On Thu, Apr 7, 2016 at 9:51 AM, Swift Griggs <swiftgriggs at gmail.com> wrote:
On Thu, 7 Apr 2016, Pete Lancashire wrote:
Star Trek was a quite common BASIC (game ?)
program on at least the HP
2000
time share systems, I've seen quite a few
variations, on ran on RT-11.
That reminds me of the "Space Travel" game/sim that Ken Thompson wrote for
the first copy/iteration of Unix.
Did anyone ever actually run/see that? There are some screenshots online
but
I'm curious how the original Unix on that old PDP was hitting a
framebuffer.
I'm really curious to know how Ken & Dennis approched it, and how far off
from today's crazy graphics interfaces was it.

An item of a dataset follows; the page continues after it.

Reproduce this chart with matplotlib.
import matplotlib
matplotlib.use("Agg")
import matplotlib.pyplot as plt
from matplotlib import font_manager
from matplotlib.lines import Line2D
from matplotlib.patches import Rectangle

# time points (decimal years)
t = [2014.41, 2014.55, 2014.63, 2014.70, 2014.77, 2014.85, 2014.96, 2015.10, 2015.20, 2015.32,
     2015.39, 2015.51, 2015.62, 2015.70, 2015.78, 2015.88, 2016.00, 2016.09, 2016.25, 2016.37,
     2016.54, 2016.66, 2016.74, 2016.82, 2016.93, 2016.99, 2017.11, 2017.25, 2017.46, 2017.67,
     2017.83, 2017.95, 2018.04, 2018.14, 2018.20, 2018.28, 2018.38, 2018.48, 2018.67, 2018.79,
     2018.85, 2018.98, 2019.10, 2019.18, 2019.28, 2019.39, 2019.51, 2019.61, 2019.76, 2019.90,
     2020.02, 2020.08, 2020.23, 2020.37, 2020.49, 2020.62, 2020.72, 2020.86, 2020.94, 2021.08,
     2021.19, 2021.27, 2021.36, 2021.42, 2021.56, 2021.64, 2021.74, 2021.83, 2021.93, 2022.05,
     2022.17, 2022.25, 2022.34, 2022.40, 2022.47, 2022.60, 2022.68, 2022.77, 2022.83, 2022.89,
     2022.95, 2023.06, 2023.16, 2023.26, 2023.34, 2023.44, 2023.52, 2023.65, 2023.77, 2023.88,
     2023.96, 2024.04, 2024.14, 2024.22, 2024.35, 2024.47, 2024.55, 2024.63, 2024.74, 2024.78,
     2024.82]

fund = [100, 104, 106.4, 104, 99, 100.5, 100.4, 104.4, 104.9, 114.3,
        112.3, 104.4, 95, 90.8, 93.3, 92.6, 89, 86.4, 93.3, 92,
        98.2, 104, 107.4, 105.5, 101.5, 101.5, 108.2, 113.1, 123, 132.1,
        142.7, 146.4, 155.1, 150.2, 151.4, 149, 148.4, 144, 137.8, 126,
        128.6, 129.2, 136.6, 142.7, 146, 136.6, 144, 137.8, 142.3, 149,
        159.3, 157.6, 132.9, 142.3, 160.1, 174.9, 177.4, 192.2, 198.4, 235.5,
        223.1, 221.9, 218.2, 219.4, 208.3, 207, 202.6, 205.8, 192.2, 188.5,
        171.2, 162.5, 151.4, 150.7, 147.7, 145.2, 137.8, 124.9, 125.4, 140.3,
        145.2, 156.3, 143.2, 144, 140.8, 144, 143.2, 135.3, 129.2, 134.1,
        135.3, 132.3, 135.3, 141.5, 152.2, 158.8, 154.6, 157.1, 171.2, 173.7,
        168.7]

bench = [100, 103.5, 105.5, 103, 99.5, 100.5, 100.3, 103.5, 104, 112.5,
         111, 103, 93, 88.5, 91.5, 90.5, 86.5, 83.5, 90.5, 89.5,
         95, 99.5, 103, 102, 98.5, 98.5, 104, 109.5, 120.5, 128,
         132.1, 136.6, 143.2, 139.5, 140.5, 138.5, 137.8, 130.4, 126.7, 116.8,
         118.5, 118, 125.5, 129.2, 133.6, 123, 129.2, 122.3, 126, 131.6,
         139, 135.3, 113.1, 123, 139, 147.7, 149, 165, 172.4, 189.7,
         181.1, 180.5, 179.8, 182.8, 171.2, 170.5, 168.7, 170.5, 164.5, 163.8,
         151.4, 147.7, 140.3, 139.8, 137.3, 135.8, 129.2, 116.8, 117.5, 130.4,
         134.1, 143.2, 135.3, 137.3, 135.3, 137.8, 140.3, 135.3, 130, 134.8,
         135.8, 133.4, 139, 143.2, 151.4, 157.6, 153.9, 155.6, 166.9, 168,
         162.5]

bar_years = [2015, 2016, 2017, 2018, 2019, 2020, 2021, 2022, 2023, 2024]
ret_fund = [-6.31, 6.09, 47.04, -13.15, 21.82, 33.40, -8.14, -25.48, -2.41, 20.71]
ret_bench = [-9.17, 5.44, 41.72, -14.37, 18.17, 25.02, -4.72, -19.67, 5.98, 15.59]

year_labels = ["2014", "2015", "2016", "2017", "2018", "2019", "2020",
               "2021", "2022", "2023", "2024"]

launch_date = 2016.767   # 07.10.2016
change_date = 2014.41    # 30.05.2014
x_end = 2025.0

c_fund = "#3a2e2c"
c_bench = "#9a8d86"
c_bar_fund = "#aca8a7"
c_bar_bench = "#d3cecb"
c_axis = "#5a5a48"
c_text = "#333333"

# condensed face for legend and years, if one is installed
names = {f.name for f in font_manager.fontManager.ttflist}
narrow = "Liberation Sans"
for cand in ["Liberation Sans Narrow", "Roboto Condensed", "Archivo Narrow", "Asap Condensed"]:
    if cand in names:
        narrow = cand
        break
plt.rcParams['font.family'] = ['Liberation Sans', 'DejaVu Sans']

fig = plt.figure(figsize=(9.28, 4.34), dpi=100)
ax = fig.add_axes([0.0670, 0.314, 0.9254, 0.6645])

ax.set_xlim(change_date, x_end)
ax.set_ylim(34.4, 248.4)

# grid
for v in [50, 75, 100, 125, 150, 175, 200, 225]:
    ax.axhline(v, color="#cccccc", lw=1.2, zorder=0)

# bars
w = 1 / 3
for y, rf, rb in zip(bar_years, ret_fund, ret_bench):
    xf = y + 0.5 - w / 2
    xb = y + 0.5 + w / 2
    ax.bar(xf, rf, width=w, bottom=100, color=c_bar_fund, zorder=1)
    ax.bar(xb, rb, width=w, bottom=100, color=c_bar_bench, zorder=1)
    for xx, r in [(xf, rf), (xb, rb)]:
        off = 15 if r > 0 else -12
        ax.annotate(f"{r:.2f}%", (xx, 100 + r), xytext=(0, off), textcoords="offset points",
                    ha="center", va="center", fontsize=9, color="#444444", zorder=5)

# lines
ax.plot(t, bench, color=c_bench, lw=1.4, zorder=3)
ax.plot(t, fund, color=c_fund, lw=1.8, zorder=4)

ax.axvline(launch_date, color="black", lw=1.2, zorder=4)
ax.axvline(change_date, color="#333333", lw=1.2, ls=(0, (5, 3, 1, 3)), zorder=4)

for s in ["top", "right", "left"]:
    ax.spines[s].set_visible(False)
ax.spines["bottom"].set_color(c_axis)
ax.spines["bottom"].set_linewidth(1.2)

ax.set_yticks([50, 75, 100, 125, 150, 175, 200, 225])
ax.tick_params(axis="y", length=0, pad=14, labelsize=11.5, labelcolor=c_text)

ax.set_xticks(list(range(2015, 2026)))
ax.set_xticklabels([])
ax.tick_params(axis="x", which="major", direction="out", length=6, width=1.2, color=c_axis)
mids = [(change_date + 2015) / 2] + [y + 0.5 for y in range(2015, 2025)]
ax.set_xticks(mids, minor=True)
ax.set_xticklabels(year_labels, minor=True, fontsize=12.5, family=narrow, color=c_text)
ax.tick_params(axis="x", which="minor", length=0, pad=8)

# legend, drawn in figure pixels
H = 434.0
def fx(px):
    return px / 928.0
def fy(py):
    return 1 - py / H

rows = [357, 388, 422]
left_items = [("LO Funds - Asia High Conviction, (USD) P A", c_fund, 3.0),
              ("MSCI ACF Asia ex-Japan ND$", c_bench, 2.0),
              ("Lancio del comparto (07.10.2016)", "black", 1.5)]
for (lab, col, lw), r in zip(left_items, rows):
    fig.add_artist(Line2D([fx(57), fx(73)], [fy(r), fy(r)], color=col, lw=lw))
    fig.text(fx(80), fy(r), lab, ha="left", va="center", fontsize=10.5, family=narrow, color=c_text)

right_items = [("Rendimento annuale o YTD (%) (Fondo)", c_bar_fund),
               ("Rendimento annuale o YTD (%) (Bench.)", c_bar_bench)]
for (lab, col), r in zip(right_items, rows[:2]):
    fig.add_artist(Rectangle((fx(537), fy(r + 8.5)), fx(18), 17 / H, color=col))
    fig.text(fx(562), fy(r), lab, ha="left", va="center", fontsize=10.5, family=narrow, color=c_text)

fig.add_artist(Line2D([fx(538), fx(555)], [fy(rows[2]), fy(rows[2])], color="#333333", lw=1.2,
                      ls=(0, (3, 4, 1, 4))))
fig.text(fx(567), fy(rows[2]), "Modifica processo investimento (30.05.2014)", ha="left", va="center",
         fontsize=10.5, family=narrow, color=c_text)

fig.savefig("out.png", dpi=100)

I was just looking at that graphics system; Multics had a monitor system
called XRAY that could see into memory and display live data on a PDP-8
with a 338 display. Looking at the space war source, it seems that it used
an earlier iteration of the 338, but with the same basic architecture. It
was a vector graphics display, the controller reading a command list from
memory consisting on X/Y/intensity values being fed to ADCs connected an
oscilloscope or monitor.
I have some code that does an X-11 emulation of the Atari Tempest vector
graphics display; I'm thinking of wedging it into the simh PDP8 code to
emulate the 338 and PDP-1 displays.
DECUS has PDP-8 software that runs on the 338, and the spacewar source is
available, so that should be emulatable as well.